The percentage of proposed general fund expenditures, by category, is outlined below.
Ledwith said he believes the superintendent’s proposed budget is “fair and responsible,” takes into account the impact of the pandemic on the town’s children, “and maintains our investment in our future and allows our schools to continue to ‘clear paths’ to create bright futures with no limits for our 9,000 students.”
Major projects included in the Capital Improvement Plan include an investment in complete streets, flood mitigation, and the start of a 15-year air quality improvement project for the nine elementary schools that lack fresh air ventilation. “Good news on this front – there may additional funding available through the governor’s budget which would allow us to shorten the duration of this project by three years,” Ledwith said of the air quality improvement program.
On the revenue side, state aid – primarily Education Cost Sharing – is roughly unchanged. The governor has proposed a cap of 29 mills on automobiles, but since that is not guaranteed to be passed by the legislature, the budget contemplates a universal mill rate. Ledwith noted that if the capped mill rate passes, the town will modify the budget to reflect that reduction and the aid the state will provide the town in return to compensate for the decrease in property tax revenue.
There is a $4.1 million decrease in Intergovernmental Revenue, but that’s because last year the town used more than $4 million in American Rescue Plan Act funds to compensate for lost revenue.
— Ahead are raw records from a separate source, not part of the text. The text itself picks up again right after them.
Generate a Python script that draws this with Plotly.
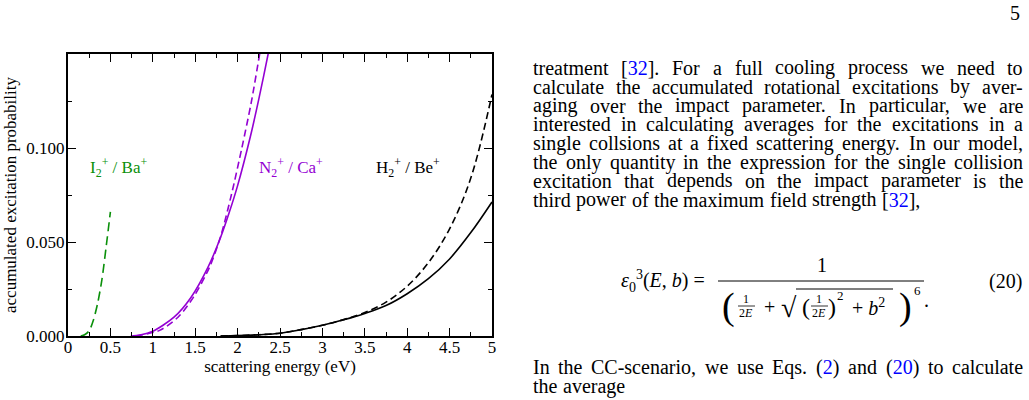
import plotly.graph_objects as go

# ---------------- data ----------------
green_x = [0.15, 0.20, 0.25, 0.30, 0.35, 0.40, 0.45, 0.50]
green_y = [0.0, 0.0008, 0.0028, 0.0085, 0.0175, 0.0300, 0.0475, 0.0660]

purple_solid_x = [0.74, 0.85, 1.00, 1.25, 1.45, 1.65, 1.80, 1.90, 2.00, 2.15, 2.25, 2.36, 2.42]
purple_solid_y = [0.0, 0.0005, 0.0025, 0.0100, 0.0205, 0.0365, 0.0525, 0.0655, 0.0800, 0.1060, 0.1260, 0.1500, 0.1640]

purple_dash_x = [0.80, 1.08, 1.30, 1.48, 1.67, 1.80, 1.93, 2.05, 2.16, 2.26, 2.31]
purple_dash_y = [0.0, 0.0030, 0.0101, 0.0207, 0.0367, 0.0530, 0.0757, 0.1000, 0.1240, 0.1500, 0.1640]

black_solid_x = [1.80, 2.00, 2.25, 2.50, 2.75, 3.00, 3.25, 3.50, 3.75, 4.00, 4.25, 4.50, 4.75, 5.00]
black_solid_y = [0.0, 0.0002, 0.0007, 0.0015, 0.0034, 0.0057, 0.0086, 0.0120, 0.0162, 0.0225, 0.0305, 0.0410, 0.0550, 0.0713]

black_dash_x = [1.80, 2.00, 2.25, 2.50, 2.75, 3.00, 3.25, 3.50, 3.75, 4.00, 4.25, 4.50, 4.75, 5.00]
black_dash_y = [0.0, 0.0002, 0.0007, 0.0015, 0.0034, 0.0057, 0.0087, 0.0125, 0.0180, 0.0265, 0.0390, 0.0570, 0.0840, 0.1285]

x_tick_vals = [0, 0.5, 1, 1.5, 2, 2.5, 3, 3.5, 4, 4.5, 5]
x_tick_text = ["0", "0.5", "1", "1.5", "2", "2.5", "3", "3.5", "4", "4.5", "5"]
y_tick_vals = [0, 0.05, 0.1]
y_tick_text = ["0.000", "0.050", "0.100"]

series_labels = ["I<sub>2</sub><sup>+</sup> / Ba<sup>+</sup>",
                 "N<sub>2</sub><sup>+</sup> / Ca<sup>+</sup>",
                 "H<sub>2</sub><sup>+</sup> / Be<sup>+</sup>"]

BLUE = "#0000ff"
body_lines = [
    "treatment [32].  For a full cooling process we need to",
    "calculate the accumulated rotational excitations by aver-",
    "aging over the impact parameter.  In particular, we are",
    "interested in calculating averages for the excitations in a",
    "single collsions at a fixed scattering energy. In our model,",
    "the only quantity in the expression for the single collision",
    "excitation that depends on the impact parameter is the",
    "third power of the maximum field strength [32],",
]
body_justified = [True, True, True, True, True, True, True, False]
after_lines = [
    "In the CC-scenario, we use Eqs. (2) and (20) to calculate",
    "the average",
]
after_justified = [True, False]
link_words = {"[32].": "[<span style='color:%s'>32</span>]." % BLUE,
              "[32],": "[<span style='color:%s'>32</span>]," % BLUE,
              "(2)": "(<span style='color:%s'>2</span>)" % BLUE,
              "(20)": "(<span style='color:%s'>20</span>)" % BLUE}

# ---------------- figure geometry ----------------
W, H = 1029, 400
L, R, T, B = 68, 537, 54, 64
PW, PH = W - L - R, H - T - B

def px(x):
    return (x - L) / PW

def py(y):
    return (H - B - y) / PH

GREEN = "#0a900a"
VIOLET = "#9400d3"
SERIF = "Liberation Serif"

fig = go.Figure()
LW = 1.6
fig.add_trace(go.Scatter(x=green_x, y=green_y, mode="lines", line=dict(color=GREEN, width=LW, dash="9px,5px", shape="spline", smoothing=0.8), showlegend=False))
fig.add_trace(go.Scatter(x=purple_solid_x, y=purple_solid_y, mode="lines", line=dict(color=VIOLET, width=LW, shape="spline", smoothing=0.8), showlegend=False))
fig.add_trace(go.Scatter(x=purple_dash_x, y=purple_dash_y, mode="lines", line=dict(color=VIOLET, width=LW, dash="7px,4px", shape="spline", smoothing=0.8), showlegend=False))
fig.add_trace(go.Scatter(x=black_solid_x, y=black_solid_y, mode="lines", line=dict(color="black", width=LW, shape="spline", smoothing=1.0), showlegend=False))
fig.add_trace(go.Scatter(x=black_dash_x, y=black_dash_y, mode="lines", line=dict(color="black", width=LW, dash="7px,4px", shape="spline", smoothing=1.0), showlegend=False))

axis_common = dict(showline=True, linewidth=2, linecolor="black", mirror="allticks",
                   ticks="inside", ticklen=8, tickwidth=1.3, tickcolor="black",
                   showgrid=False, zeroline=False,
                   tickfont=dict(family=SERIF, size=17, color="black"))
fig.update_xaxes(range=[0, 5], tickmode="array", tickvals=x_tick_vals, ticktext=x_tick_text,
                 minor=dict(dtick=0.25, tick0=0, ticks="inside", ticklen=4, tickwidth=1.3, tickcolor="black"),
                 ticklabelstandoff=-5,
                 title=dict(text="scattering energy (eV)", font=dict(family=SERIF, size=17, color="black"), standoff=0),
                 **axis_common)
fig.update_yaxes(range=[0, 0.15], tickmode="array", tickvals=y_tick_vals, ticktext=y_tick_text,
                 minor=dict(dtick=0.025, tick0=0, ticks="inside", ticklen=4, tickwidth=1.3, tickcolor="black"),
                 ticklabelstandoff=-2,
                 title=dict(text="accumulated excitation probability", font=dict(family=SERIF, size=17, color="black"), standoff=5),
                 **axis_common)

ann = []
# series labels
for text, col, xc in zip(series_labels, [GREEN, VIOLET, "black"], [118, 291, 408]):
    ann.append(dict(x=px(xc), y=py(167), xref="paper", yref="paper", text=text, showarrow=False,
                    font=dict(family=SERIF, size=17, color=col), xanchor="center", yanchor="middle"))

# page number
ann.append(dict(x=px(1015), y=py(13), xref="paper", yref="paper", text="5", showarrow=False,
                font=dict(family=SERIF, size=20, color="black"), xanchor="center", yanchor="middle"))

# ---------------- body text (justified with Times metrics) ----------------
TW = {' ': 250, '!': 333, '(': 333, ')': 333, ',': 250, '-': 333, '.': 250, ':': 278, '[': 333, ']': 333,
      'A': 722, 'B': 667, 'C': 667, 'D': 722, 'E': 611, 'F': 556, 'G': 722, 'H': 722, 'I': 333, 'J': 389,
      'K': 722, 'L': 611, 'M': 889, 'N': 722, 'O': 722, 'P': 556, 'Q': 722, 'R': 667, 'S': 556, 'T': 611,
      'U': 722, 'V': 722, 'W': 944, 'X': 722, 'Y': 722, 'Z': 611,
      'a': 444, 'b': 500, 'c': 444, 'd': 500, 'e': 444, 'f': 333, 'g': 500, 'h': 500, 'i': 278, 'j': 278,
      'k': 500, 'l': 278, 'm': 778, 'n': 500, 'o': 500, 'p': 500, 'q': 500, 'r': 333, 's': 389, 't': 278,
      'u': 500, 'v': 500, 'w': 722, 'x': 500, 'y': 500, 'z': 444}
FS = 20
X0, X1 = 532, 1022

def wwidth(s):
    return sum(TW.get(c, 500) for c in s) * FS / 1000.0

def add_line(line, yc, justify):
    words = line.split()
    widths = [wwidth(w) for w in words]
    if justify and len(words) > 1:
        gap = (X1 - X0 - sum(widths)) / (len(words) - 1)
    else:
        gap = 0.27 * FS
    x = X0
    for w, wd in zip(words, widths):
        ann.append(dict(x=px(x), y=py(yc), xref="paper", yref="paper", text=link_words.get(w, w),
                        showarrow=False, font=dict(family=SERIF, size=FS, color="black"),
                        xanchor="left", yanchor="middle", borderpad=0))
        x += wd + gap

for i, (line, j) in enumerate(zip(body_lines, body_justified)):
    add_line(line, 68 + i * 18.8, j)
for i, (line, j) in enumerate(zip(after_lines, after_justified)):
    add_line(line, 367 + i * 19, j)

# ---------------- equation (20) ----------------
def eq(text, x, y, size=FS, anchor="center"):
    ann.append(dict(x=px(x), y=py(y), xref="paper", yref="paper", text=text, showarrow=False,
                    font=dict(family=SERIF, size=size, color="black"), xanchor=anchor, yanchor="middle"))

eq("<i>ε</i><sub>0</sub><sup>3</sup>(<i>E</i>, <i>b</i>) =", 707, 281, anchor="right")
eq("1", 822, 265)
eq("(", 728, 306, size=38)
eq("1", 746, 299, size=12)
eq("2<i>E</i>", 746, 313, size=12)
eq("+", 769, 307)
eq("√", 789, 307, size=28)
eq("(", 806, 307, size=24)
eq("1", 819, 299, size=12)
eq("2<i>E</i>", 819, 313, size=12)
eq(")", 832, 307, size=24)
eq("2", 840, 295, size=13)
eq("+ <i>b</i><sup>2</sup>", 868, 307)
eq(")", 905, 306, size=38)
eq("6", 917, 290, size=13)
eq(".", 926, 300)
eq("(20)", 1005, 281)

shapes = [
    dict(type="line", xref="paper", yref="paper", x0=px(718), x1=px(924), y0=py(281), y1=py(281), line=dict(color="black", width=1)),
    dict(type="line", xref="paper", yref="paper", x0=px(738), x1=px(755), y0=py(306), y1=py(306), line=dict(color="black", width=0.8)),
    dict(type="line", xref="paper", yref="paper", x0=px(811), x1=px(828), y0=py(306), y1=py(306), line=dict(color="black", width=0.8)),
    dict(type="line", xref="paper", yref="paper", x0=px(796), x1=px(893), y0=py(289), y1=py(289), line=dict(color="black", width=1)),
]

fig.update_layout(width=W, height=H, margin=dict(l=L, r=R, t=T, b=B, autoexpand=False),
                  paper_bgcolor="white", plot_bgcolor="white", annotations=ann, shapes=shapes,
                  showlegend=False)
fig.write_html("out.html")
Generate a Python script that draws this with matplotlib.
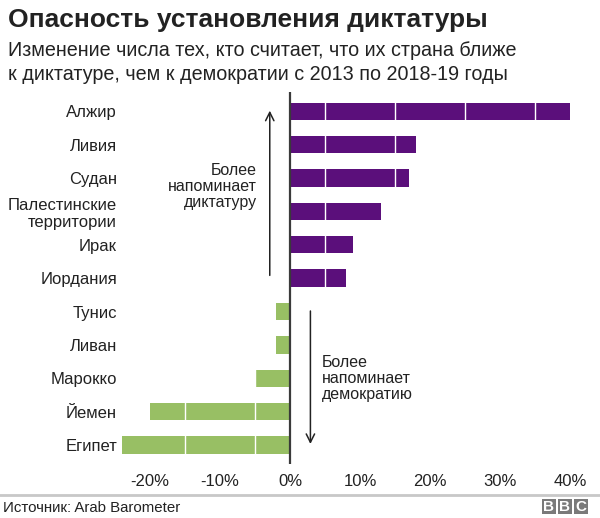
import matplotlib.pyplot as plt
from matplotlib.patches import Rectangle
import numpy as np

countries = ['Алжир', 'Ливия', 'Судан', 'Палестинские\nтерритории', 'Ирак',
             'Иордания', 'Тунис', 'Ливан', 'Марокко', 'Йемен', 'Египет']
change = [40, 18, 17, 13, 9, 8, -2, -2, -5, -20, -24]
xticks = [-20, -10, 0, 10, 20, 30, 40]
xtick_labels = ['-20%', '-10%', '0%', '10%', '20%', '30%', '40%']

purple = '#5b0f7b'
green = '#98bf64'
text_col = '#222222'

plt.rcParams['font.family'] = ['Liberation Sans', 'DejaVu Sans']

fig = plt.figure(figsize=(6, 5.18), dpi=100)
ax = fig.add_axes([0.195, 0.104, 0.772, 0.718])

y = np.arange(len(countries))
colors = [purple if v > 0 else green for v in change]
ax.barh(y, change, height=0.52, color=colors, zorder=2)

# white division lines across the bars
for gx in [-15, -5, 5, 15, 25, 35]:
    ax.axvline(gx, color='white', lw=1, zorder=3)
ax.axvline(0, color='#3a3a3a', lw=1.6, zorder=4)

ax.set_xlim(-24.7, 41.4)
ax.set_ylim(len(countries) - 0.43, -0.57)
ax.set_yticks(y)
ax.set_yticklabels(countries, fontsize=12, color=text_col)
ax.set_xticks(xticks)
ax.set_xticklabels(xtick_labels, fontsize=12, color=text_col)
ax.tick_params(length=0)
ax.tick_params(axis='y', pad=0)
ax.tick_params(axis='x', pad=7)
for s in ax.spines.values():
    s.set_visible(False)

# arrows and notes
ax.annotate('', xy=(-2.9, -0.1), xytext=(-2.9, 5.0),
            arrowprops=dict(arrowstyle='->', color=text_col, lw=1.1,
                            mutation_scale=15), zorder=5)
ax.text(-4.7, 2.25, 'Более\nнапоминает\nдиктатуру', ha='right', va='center',
        fontsize=11.5, color=text_col, linespacing=1.1, zorder=6)
ax.annotate('', xy=(2.9, 10.05), xytext=(2.9, 5.9),
            arrowprops=dict(arrowstyle='->', color=text_col, lw=1.1,
                            mutation_scale=15), zorder=5)
ax.text(4.5, 8.0, 'Более\nнапоминает\nдемократию', ha='left', va='center',
        fontsize=11.5, color=text_col, linespacing=1.1, zorder=6)

fig.text(0.013, 0.985, 'Опасность установления диктатуры', fontsize=19,
         fontweight='bold', color=text_col, va='top', ha='left')
fig.text(0.013, 1 - 41 / 518,
         'Изменение числа тех, кто считает, что их страна ближе\n'
         'к диктатуре, чем к демократии с 2013 по 2018-19 годы',
         fontsize=14.2, color=text_col, va='top', ha='left', linespacing=1.3)

fig.add_artist(plt.Line2D([0, 1], [1 - 495 / 518, 1 - 495 / 518],
                          color='#c8c8c8', lw=2, transform=fig.transFigure))
fig.text(0.005, 1 - 508 / 518, 'Источник: Arab Barometer', fontsize=10.8,
         color=text_col, va='center', ha='left')
for i, letter in enumerate('BBC'):
    x0 = 541.7 + i * 16
    fig.add_artist(Rectangle((x0 / 600, 1 - 514 / 518), 14.5 / 600, 14.7 / 518,
                             transform=fig.transFigure, fc='#7a7a7a', ec='none'))
    fig.text((x0 + 7.25) / 600, 1 - 506.8 / 518, letter, fontsize=11,
             fontweight='bold', color='white', va='center', ha='center')

fig.savefig('out.png', dpi=100)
“We believe this budget addresses the diverse needs of our community while being mindful of our responsibility to our taxpayers,” Ledwith said. The budget “is a fiscally sound financial plan designed to provide outstanding services that are critical to maintaining our quality of life and our standing as one of the nation’s premier communities.”
The Town Council will be reviewing the budget in detail over the upcoming weeks, and will also hold several budget workshops.
The public will have the opportunity to comment on the budget at public hearings scheduled for Wednesday, March 16, at 2 p.m., and Wednesday, April 6, at 6 p.m. Workshops are on March 16 at 6:30 p.m., Wednesday, March 30 at 6:30 p.m. (along with the Board of Education), Wednesday, April 6, at 6:30 p.m. (directly after public hearing), and Monday, April 18 at 6:30 p.m.
Upcoming public meetings related to the Board of Education budget include:
- Budget Workshop No. 1, Wednesday, March 9, 7 p.m.
- Board Public Hearing, Wednesday, March 23, 7 p.m.
- Budget Workshop No. 2, Wednesday, March 23, following Public Hearing
- Board Budget Adoption, Tuesday, April 5, 7 p.m.
- Town Council Budget Adoption, Monday, April 25, 7 p.m.
The Town Council is scheduled to adopt the budget on Monday, April 25, 2022. That meeting will begin at 7:30 p.m.
All budget documents, including the Budget in Brief, will be posted on the town’s website for review on Wednesday, March 9.